▶ **GIVEN TASK**
Reproduce the data below in full and exclude every picture.

▶ **SUPPLIED MATERIAL**
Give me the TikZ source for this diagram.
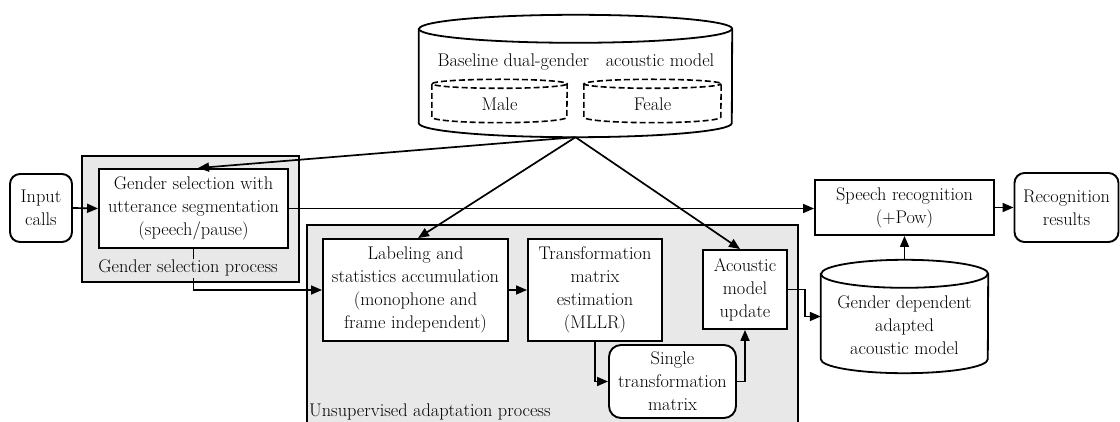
\documentclass[tikz,border=0pt]{standalone}
\usetikzlibrary{arrows.meta,calc}
\begin{document}
\begin{tikzpicture}[x=1pt,y=-1pt,
  font=\rmfamily\fontsize{18.3}{23}\selectfont,
  box/.style={draw, line width=1.9pt, fill=white, align=center, inner sep=0pt},
  rbox/.style={box, rounded corners=10pt},
  area/.style={draw, line width=2pt, fill=gray!18, inner sep=0pt},
  shapebox/.style={draw=none, inner sep=0pt},
  db/.style={draw, line width=1.8pt, fill=white},
  dbin/.style={draw, line width=1.6pt, dashed, dash pattern=on 6pt off 3pt},
  conn/.style={line width=1.7pt, -{Triangle[length=11pt,width=9pt]}},
  lbl/.style={inner sep=0pt, align=center}]
\useasboundingbox (0,0) rectangle (1120,422);

% process areas
\node[area, minimum width=217pt, minimum height=126pt] (gproc) at (190.5,219) {};
\fill[gray!18] (307,225) rectangle (798,423);
\draw[line width=2pt] (307,423) -- (307,225) -- (798,225) -- (798,423);

% baseline acoustic model (cylinder with two inner cylinders)
\node[shapebox, minimum width=313pt, minimum height=122pt] (base) at (575.5,76) {};
\draw[db] ([yshift=-14pt]base.north west) -- ([yshift=14pt]base.south west)
  arc[start angle=180, end angle=360, x radius=156.5pt, y radius=14pt]
  -- ([yshift=-14pt]base.north east)
  arc[start angle=0, end angle=180, x radius=156.5pt, y radius=14pt] -- cycle;
\draw[db, fill=none] ([yshift=-14pt]base.north west)
  arc[start angle=180, end angle=360, x radius=156.5pt, y radius=14pt];
\node[lbl] (basetxt) at (576,62) {Baseline dual-gender\ \ \ acoustic model};

\node[shapebox, minimum width=135pt, minimum height=43pt] (male) at (499.5,101) {};
\draw[dbin] ([yshift=-4.5pt]male.north west) -- ([yshift=5.5pt]male.south west)
  arc[start angle=180, end angle=360, x radius=67.5pt, y radius=5.5pt]
  -- ([yshift=-4.5pt]male.north east)
  arc[start angle=0, end angle=360, x radius=67.5pt, y radius=4.5pt];
\node[lbl] (maletxt) at (499.5,104) {Male};

\node[shapebox, minimum width=137pt, minimum height=43pt] (feale) at (652.5,101) {};
\draw[dbin] ([yshift=-4.5pt]feale.north west) -- ([yshift=5.5pt]feale.south west)
  arc[start angle=180, end angle=360, x radius=68.5pt, y radius=5.5pt]
  -- ([yshift=-4.5pt]feale.north east)
  arc[start angle=0, end angle=360, x radius=68.5pt, y radius=4.5pt];
\node[lbl] (fealetxt) at (652.5,104) {Feale};

% adapted acoustic model (cylinder)
\node[shapebox, minimum width=167pt, minimum height=113pt] (gdam) at (904.5,316.5) {};
\draw[db] ([yshift=-14pt]gdam.north west) -- ([yshift=14pt]gdam.south west)
  arc[start angle=180, end angle=360, x radius=83.5pt, y radius=14pt]
  -- ([yshift=-14pt]gdam.north east)
  arc[start angle=0, end angle=180, x radius=83.5pt, y radius=14pt] -- cycle;
\draw[db, fill=none] ([yshift=-14pt]gdam.north west)
  arc[start angle=180, end angle=360, x radius=83.5pt, y radius=14pt];
\node[lbl] (gdamtxt) at (904.5,325) {Gender dependent\\adapted\\acoustic model};

% process steps
\node[rbox, minimum width=62pt, minimum height=68pt] (inp) at (41,208) {Input\\calls};
\node[box, minimum width=189pt, minimum height=79pt] (gsel) at (193.5,208.5)
  {Gender selection with\\utterance segmentation\\(speech/pause)};
\node[box, minimum width=185pt, minimum height=102pt] (lab) at (415.5,290)
  {Labeling and\\statistics accumulation\\(monophone and\\frame independent)};
\node[box, minimum width=134pt, minimum height=102pt] (trans) at (595,290)
  {Transformation\\matrix\\estimation\\(MLLR)};
\node[box, minimum width=84pt, minimum height=79pt] (acu) at (745,289.5)
  {Acoustic\\model\\update};
\node[rbox, rounded corners=12pt, minimum width=127pt, minimum height=73pt] (single) at (672.5,381.5)
  {Single\\transformation\\matrix};
\node[box, minimum width=179pt, minimum height=55pt] (speech) at (904.5,207.5)
  {Speech recognition\\(+Pow)};
\node[rbox, minimum width=104pt, minimum height=69pt] (res) at (1066.5,207.5)
  {Recognition\\results};

% connectors
\draw[conn] (gsel.south) |- (lab.west);
\node[lbl, fill=gray!18, inner sep=1pt, anchor=base] (gproclbl) at (188,273) {Gender selection process};
\node[lbl, anchor=base west] (uproclbl) at (309,416) {Unsupervised adaptation process};

\draw[conn] (inp.east) -- (gsel.west);
\draw[conn] (gsel.east) -- (gsel.east -| speech.west);
\draw[conn] (base.south) -- ([xshift=4.5pt]gsel.north);
\draw[conn] (base.south) -- ([xshift=2.5pt]lab.north);
\draw[conn] (base.south) -- ([xshift=-5pt]acu.north);
\draw[conn] (lab.east) -- (trans.west);
\draw[conn] (trans.south) |- (single.west);
\draw[conn] (single.east) -| (acu.south);
\draw[conn] (acu.east) -- ++(17,0) |- (gdam.west);
\draw[conn] (gdam.north) -- (speech.south);
\draw[conn] (speech.east) -- (res.west);
\end{tikzpicture}
\end{document}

▶ **EXERCISE RESPONSE**
Give me the TikZ source for this diagram.
\documentclass[tikz,border=0pt]{standalone}
\usetikzlibrary{arrows.meta,calc}
\begin{document}
\begin{tikzpicture}[x=1pt,y=-1pt,
  font=\rmfamily\fontsize{18.3}{23}\selectfont,
  box/.style={draw, line width=1.9pt, fill=white, align=center, inner sep=0pt},
  rbox/.style={box, rounded corners=10pt},
  area/.style={draw, line width=2pt, fill=gray!18, inner sep=0pt},
  shapebox/.style={draw=none, inner sep=0pt},
  db/.style={draw, line width=1.8pt, fill=white},
  dbin/.style={draw, line width=1.6pt, dashed, dash pattern=on 6pt off 3pt},
  conn/.style={line width=1.7pt, -{Triangle[length=11pt,width=9pt]}},
  lbl/.style={inner sep=0pt, align=center}]
\useasboundingbox (0,0) rectangle (1120,422);

% process areas
\node[area, minimum width=217pt, minimum height=126pt] (gproc) at (190.5,219) {};
\fill[gray!18] (307,225) rectangle (798,423);
\draw[line width=2pt] (307,423) -- (307,225) -- (798,225) -- (798,423);

% baseline acoustic model (cylinder with two inner cylinders)
\node[shapebox, minimum width=313pt, minimum height=122pt] (base) at (575.5,76) {};
\draw[db] ([yshift=-14pt]base.north west) -- ([yshift=14pt]base.south west)
  arc[start angle=180, end angle=360, x radius=156.5pt, y radius=14pt]
  -- ([yshift=-14pt]base.north east)
  arc[start angle=0, end angle=180, x radius=156.5pt, y radius=14pt] -- cycle;
\draw[db, fill=none] ([yshift=-14pt]base.north west)
  arc[start angle=180, end angle=360, x radius=156.5pt, y radius=14pt];
\node[lbl] (basetxt) at (576,62) {Baseline dual-gender\ \ \ acoustic model};

\node[shapebox, minimum width=135pt, minimum height=43pt] (male) at (499.5,101) {};
\draw[dbin] ([yshift=-4.5pt]male.north west) -- ([yshift=5.5pt]male.south west)
  arc[start angle=180, end angle=360, x radius=67.5pt, y radius=5.5pt]
  -- ([yshift=-4.5pt]male.north east)
  arc[start angle=0, end angle=360, x radius=67.5pt, y radius=4.5pt];
\node[lbl] (maletxt) at (499.5,104) {Male};

\node[shapebox, minimum width=137pt, minimum height=43pt] (feale) at (652.5,101) {};
\draw[dbin] ([yshift=-4.5pt]feale.north west) -- ([yshift=5.5pt]feale.south west)
  arc[start angle=180, end angle=360, x radius=68.5pt, y radius=5.5pt]
  -- ([yshift=-4.5pt]feale.north east)
  arc[start angle=0, end angle=360, x radius=68.5pt, y radius=4.5pt];
\node[lbl] (fealetxt) at (652.5,104) {Feale};

% adapted acoustic model (cylinder)
\node[shapebox, minimum width=167pt, minimum height=113pt] (gdam) at (904.5,316.5) {};
\draw[db] ([yshift=-14pt]gdam.north west) -- ([yshift=14pt]gdam.south west)
  arc[start angle=180, end angle=360, x radius=83.5pt, y radius=14pt]
  -- ([yshift=-14pt]gdam.north east)
  arc[start angle=0, end angle=180, x radius=83.5pt, y radius=14pt] -- cycle;
\draw[db, fill=none] ([yshift=-14pt]gdam.north west)
  arc[start angle=180, end angle=360, x radius=83.5pt, y radius=14pt];
\node[lbl] (gdamtxt) at (904.5,325) {Gender dependent\\adapted\\acoustic model};

% process steps
\node[rbox, minimum width=62pt, minimum height=68pt] (inp) at (41,208) {Input\\calls};
\node[box, minimum width=189pt, minimum height=79pt] (gsel) at (193.5,208.5)
  {Gender selection with\\utterance segmentation\\(speech/pause)};
\node[box, minimum width=185pt, minimum height=102pt] (lab) at (415.5,290)
  {Labeling and\\statistics accumulation\\(monophone and\\frame independent)};
\node[box, minimum width=134pt, minimum height=102pt] (trans) at (595,290)
  {Transformation\\matrix\\estimation\\(MLLR)};
\node[box, minimum width=84pt, minimum height=79pt] (acu) at (745,289.5)
  {Acoustic\\model\\update};
\node[rbox, rounded corners=12pt, minimum width=127pt, minimum height=73pt] (single) at (672.5,381.5)
  {Single\\transformation\\matrix};
\node[box, minimum width=179pt, minimum height=55pt] (speech) at (904.5,207.5)
  {Speech recognition\\(+Pow)};
\node[rbox, minimum width=104pt, minimum height=69pt] (res) at (1066.5,207.5)
  {Recognition\\results};

% connectors
\draw[conn] (gsel.south) |- (lab.west);
\node[lbl, fill=gray!18, inner sep=1pt, anchor=base] (gproclbl) at (188,273) {Gender selection process};
\node[lbl, anchor=base west] (uproclbl) at (309,416) {Unsupervised adaptation process};

\draw[conn] (inp.east) -- (gsel.west);
\draw[conn] (gsel.east) -- (gsel.east -| speech.west);
\draw[conn] (base.south) -- ([xshift=4.5pt]gsel.north);
\draw[conn] (base.south) -- ([xshift=2.5pt]lab.north);
\draw[conn] (base.south) -- ([xshift=-5pt]acu.north);
\draw[conn] (lab.east) -- (trans.west);
\draw[conn] (trans.south) |- (single.west);
\draw[conn] (single.east) -| (acu.south);
\draw[conn] (acu.east) -- ++(17,0) |- (gdam.west);
\draw[conn] (gdam.north) -- (speech.south);
\draw[conn] (speech.east) -- (res.west);
\end{tikzpicture}
\end{document}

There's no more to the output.